I arrived in a grey old Folkestone an hour and a half before my first viewing was due, I wanted to do a bit more of a walk around, and check out the near-eastern cliffs. As I have said before, one of the things I like about the town is its proximity to the countryside, and right outside the station is a sign advertising it. IMG_3122

I had seen some photos of the Foord Viaduct, and had thought about trying to find it, but it all looked a bit surrounded by dull suburbia so I had not bothered to work out its location. Stumbling up on it, was I suppose, inevitable, Folkestone is hardly big. I was very impressed, it is really cool up close! Built in 1843 in under 6 months, it is comprised of 19 arches, with the highest at over 100ft. It is the tallest arched viaduct in the world. I must say I would not want to live too close !



After my slight detour to walk under the viaduct I walked down to the sea front, and to Sunny Beach, which I believe is man made?, well the sand part anyway. I took a photo of the Folkestone Mermaid when El and I came here a few weeks ago, it was created for the triennial in 2011 by Cornelia Parker. I decided to take another photo as I like it.


It is really windy today, really really windy, so there was a bit of a swell going and I was surprised to see surfers out, I did not picture Folkestone as a surfing town, but you learn something new every day, another positive.


I walked along the wall above Sunny Beach, and then up the stairs to the cliff top. I am not sure if the sign or the seat was first….




At the top there are a few second world war pill boxes or coast watch buildings one of which is still being used not sure if it by the coast card or the RNLI, but I like the way it is all hunkered down in the cliff top, It needed to be in this wind.


With its proximity to France this section of coast has long had a military presence, with small forts and large castles like Dover dotted all around. There is also a long string of Martello Towers, small 19th century coastal forts, in between the large forts all along the coast here.


The view up and down the coast from here was nice, and one day I could see myself exploring up and down those cliff tops !



It was drawing close to time for the first viewing so, I headed back the way I came, and once off the water front, decided to wander up through the Creative Quarter, which was really busy again.


I just happened to pass by Salvation Records and had to go in, and this time was forced into buying couple of things. When I come back, I must try and stay clear, or stay strong if I do visit ! To be fair to myself, I have wanted that second Telescopes LP for a while and it was on sale…

My first viewing was a real let down, it was a basement flat, which I will admit I was not interested in anyway, wanting to be at least first floor, but it was in a real state.

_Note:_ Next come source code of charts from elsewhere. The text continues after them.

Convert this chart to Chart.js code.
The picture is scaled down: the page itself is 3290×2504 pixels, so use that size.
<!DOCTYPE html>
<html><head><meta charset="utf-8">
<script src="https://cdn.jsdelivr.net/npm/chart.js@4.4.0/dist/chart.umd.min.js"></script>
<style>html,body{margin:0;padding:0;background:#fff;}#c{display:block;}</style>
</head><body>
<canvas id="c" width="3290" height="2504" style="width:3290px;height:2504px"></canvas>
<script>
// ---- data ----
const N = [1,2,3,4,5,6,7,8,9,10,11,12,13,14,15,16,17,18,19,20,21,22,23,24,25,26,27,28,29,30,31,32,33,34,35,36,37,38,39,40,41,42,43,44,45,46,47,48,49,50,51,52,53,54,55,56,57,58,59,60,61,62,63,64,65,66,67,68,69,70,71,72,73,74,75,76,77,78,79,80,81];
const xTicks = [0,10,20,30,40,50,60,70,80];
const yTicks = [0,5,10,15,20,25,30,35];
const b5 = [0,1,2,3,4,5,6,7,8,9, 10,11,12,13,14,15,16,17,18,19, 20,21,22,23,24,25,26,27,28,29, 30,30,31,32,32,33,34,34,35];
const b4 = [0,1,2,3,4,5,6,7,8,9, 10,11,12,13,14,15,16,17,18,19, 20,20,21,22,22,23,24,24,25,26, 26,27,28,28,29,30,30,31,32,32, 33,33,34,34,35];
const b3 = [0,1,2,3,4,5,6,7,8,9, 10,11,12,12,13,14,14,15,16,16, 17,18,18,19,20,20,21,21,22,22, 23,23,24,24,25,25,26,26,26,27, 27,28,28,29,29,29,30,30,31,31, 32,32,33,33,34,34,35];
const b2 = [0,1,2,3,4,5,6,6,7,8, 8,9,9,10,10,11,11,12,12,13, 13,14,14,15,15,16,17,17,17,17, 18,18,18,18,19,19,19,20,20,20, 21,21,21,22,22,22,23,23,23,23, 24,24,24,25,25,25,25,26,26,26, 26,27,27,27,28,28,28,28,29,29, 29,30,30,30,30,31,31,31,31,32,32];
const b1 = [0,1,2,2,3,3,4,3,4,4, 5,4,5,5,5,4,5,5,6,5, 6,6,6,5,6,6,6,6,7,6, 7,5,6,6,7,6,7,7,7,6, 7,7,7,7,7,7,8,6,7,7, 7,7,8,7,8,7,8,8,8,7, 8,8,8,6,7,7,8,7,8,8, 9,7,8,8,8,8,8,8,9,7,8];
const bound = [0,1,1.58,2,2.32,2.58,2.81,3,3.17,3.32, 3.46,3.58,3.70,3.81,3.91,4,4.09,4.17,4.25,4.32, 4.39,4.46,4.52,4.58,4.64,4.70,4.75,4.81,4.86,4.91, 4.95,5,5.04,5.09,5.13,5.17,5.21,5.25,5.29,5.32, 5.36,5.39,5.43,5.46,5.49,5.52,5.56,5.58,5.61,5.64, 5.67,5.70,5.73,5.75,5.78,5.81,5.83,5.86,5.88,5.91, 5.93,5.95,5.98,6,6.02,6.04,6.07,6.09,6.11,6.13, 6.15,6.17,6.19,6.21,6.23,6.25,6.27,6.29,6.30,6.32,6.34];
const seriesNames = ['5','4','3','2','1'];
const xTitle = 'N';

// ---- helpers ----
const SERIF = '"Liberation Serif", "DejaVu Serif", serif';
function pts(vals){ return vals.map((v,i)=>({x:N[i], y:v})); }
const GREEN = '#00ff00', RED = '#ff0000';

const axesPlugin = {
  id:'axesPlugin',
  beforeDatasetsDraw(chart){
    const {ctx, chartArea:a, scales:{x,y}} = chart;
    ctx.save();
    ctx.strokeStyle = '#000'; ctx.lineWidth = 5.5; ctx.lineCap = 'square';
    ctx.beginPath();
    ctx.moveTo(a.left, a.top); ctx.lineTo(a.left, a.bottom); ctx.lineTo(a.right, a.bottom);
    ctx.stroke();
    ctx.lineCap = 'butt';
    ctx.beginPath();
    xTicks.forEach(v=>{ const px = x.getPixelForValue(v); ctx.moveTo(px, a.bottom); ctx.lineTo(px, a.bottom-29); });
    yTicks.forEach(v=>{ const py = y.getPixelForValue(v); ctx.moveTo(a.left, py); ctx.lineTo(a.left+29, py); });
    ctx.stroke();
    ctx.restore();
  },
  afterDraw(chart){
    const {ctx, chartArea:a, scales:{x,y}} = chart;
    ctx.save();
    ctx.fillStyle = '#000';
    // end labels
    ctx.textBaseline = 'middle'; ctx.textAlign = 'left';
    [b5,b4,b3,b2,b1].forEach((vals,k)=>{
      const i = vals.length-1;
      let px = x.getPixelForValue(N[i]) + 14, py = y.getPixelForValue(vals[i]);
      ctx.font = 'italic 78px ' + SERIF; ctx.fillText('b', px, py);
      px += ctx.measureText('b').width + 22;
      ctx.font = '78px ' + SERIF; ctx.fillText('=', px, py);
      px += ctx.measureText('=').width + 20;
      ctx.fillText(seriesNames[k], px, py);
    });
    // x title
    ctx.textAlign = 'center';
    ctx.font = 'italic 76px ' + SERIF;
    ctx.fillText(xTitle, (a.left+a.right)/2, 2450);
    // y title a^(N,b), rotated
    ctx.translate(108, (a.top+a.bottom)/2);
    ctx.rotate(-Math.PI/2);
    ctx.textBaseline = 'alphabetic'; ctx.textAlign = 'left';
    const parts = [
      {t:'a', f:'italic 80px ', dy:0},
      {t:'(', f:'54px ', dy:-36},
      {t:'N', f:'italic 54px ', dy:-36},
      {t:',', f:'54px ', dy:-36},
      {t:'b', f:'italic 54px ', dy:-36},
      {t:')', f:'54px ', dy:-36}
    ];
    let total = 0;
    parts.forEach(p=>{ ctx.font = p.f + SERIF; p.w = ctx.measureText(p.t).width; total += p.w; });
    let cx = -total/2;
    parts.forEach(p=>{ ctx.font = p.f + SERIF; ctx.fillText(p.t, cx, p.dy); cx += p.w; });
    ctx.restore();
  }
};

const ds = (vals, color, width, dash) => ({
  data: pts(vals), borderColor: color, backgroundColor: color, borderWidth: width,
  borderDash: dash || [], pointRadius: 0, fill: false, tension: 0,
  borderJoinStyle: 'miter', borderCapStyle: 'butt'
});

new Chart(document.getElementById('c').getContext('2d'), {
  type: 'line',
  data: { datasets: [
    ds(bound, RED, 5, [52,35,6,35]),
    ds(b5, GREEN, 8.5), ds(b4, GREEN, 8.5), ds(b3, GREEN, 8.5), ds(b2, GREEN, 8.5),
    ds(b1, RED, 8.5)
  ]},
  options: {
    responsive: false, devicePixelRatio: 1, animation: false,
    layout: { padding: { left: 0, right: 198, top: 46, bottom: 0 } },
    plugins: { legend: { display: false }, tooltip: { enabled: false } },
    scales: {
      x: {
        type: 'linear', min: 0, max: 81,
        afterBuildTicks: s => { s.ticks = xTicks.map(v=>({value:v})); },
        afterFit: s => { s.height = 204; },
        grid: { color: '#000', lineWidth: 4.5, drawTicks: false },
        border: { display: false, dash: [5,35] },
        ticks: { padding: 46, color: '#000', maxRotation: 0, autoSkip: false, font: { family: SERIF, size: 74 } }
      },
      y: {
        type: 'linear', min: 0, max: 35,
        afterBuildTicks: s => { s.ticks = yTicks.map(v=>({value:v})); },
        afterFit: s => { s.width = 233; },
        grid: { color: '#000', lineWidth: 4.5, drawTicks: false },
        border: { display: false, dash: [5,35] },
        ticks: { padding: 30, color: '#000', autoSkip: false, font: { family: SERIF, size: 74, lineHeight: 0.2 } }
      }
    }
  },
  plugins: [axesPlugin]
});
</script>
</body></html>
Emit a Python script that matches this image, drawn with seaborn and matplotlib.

It would need tens of thousands to sort out, I was wondering why it was so cheap! I was informed by the real estate agent that the second viewing was off as the sellers had taken the property off the market. This was not working out well at all. The second viewing was the ground floor in this building.


There was another guy looking at the basement flat while I was there. He wasn’t interested either, but he did live in the street, and has been renting for a year and is now looking to buy. He loves the street, he said the low rent hotels do not cause any real issues, and he is keen to buy there. This was great news and made me feel a whole lot better about my choice of location. We had quite a good chat and compared notes on our experiences with agents and areas. It was very worthwhile.

After a break for coffee and cake I met the agent for the last viewing and quite liked the flat, clearly the best I have seen and well within my price range. It needs some work, decorating and a shower fitted, nothing major and is in a nice spot, with a view out to sea of you look sideways out the bay window. It is a Victorian conversion so has some of those nice Victorian features, like high ceilings and a fireplace. To be considered.

I went home feeling a lot better about the experience. As this was my fourth (fifth ?) visit to the town, I am more familiar with the streets, and with knowledge comes some comfort, I felt less like it was an alien place.

I will organise myself some more viewings now, and maybe a follow visit to the one I sort of liked, this time with El.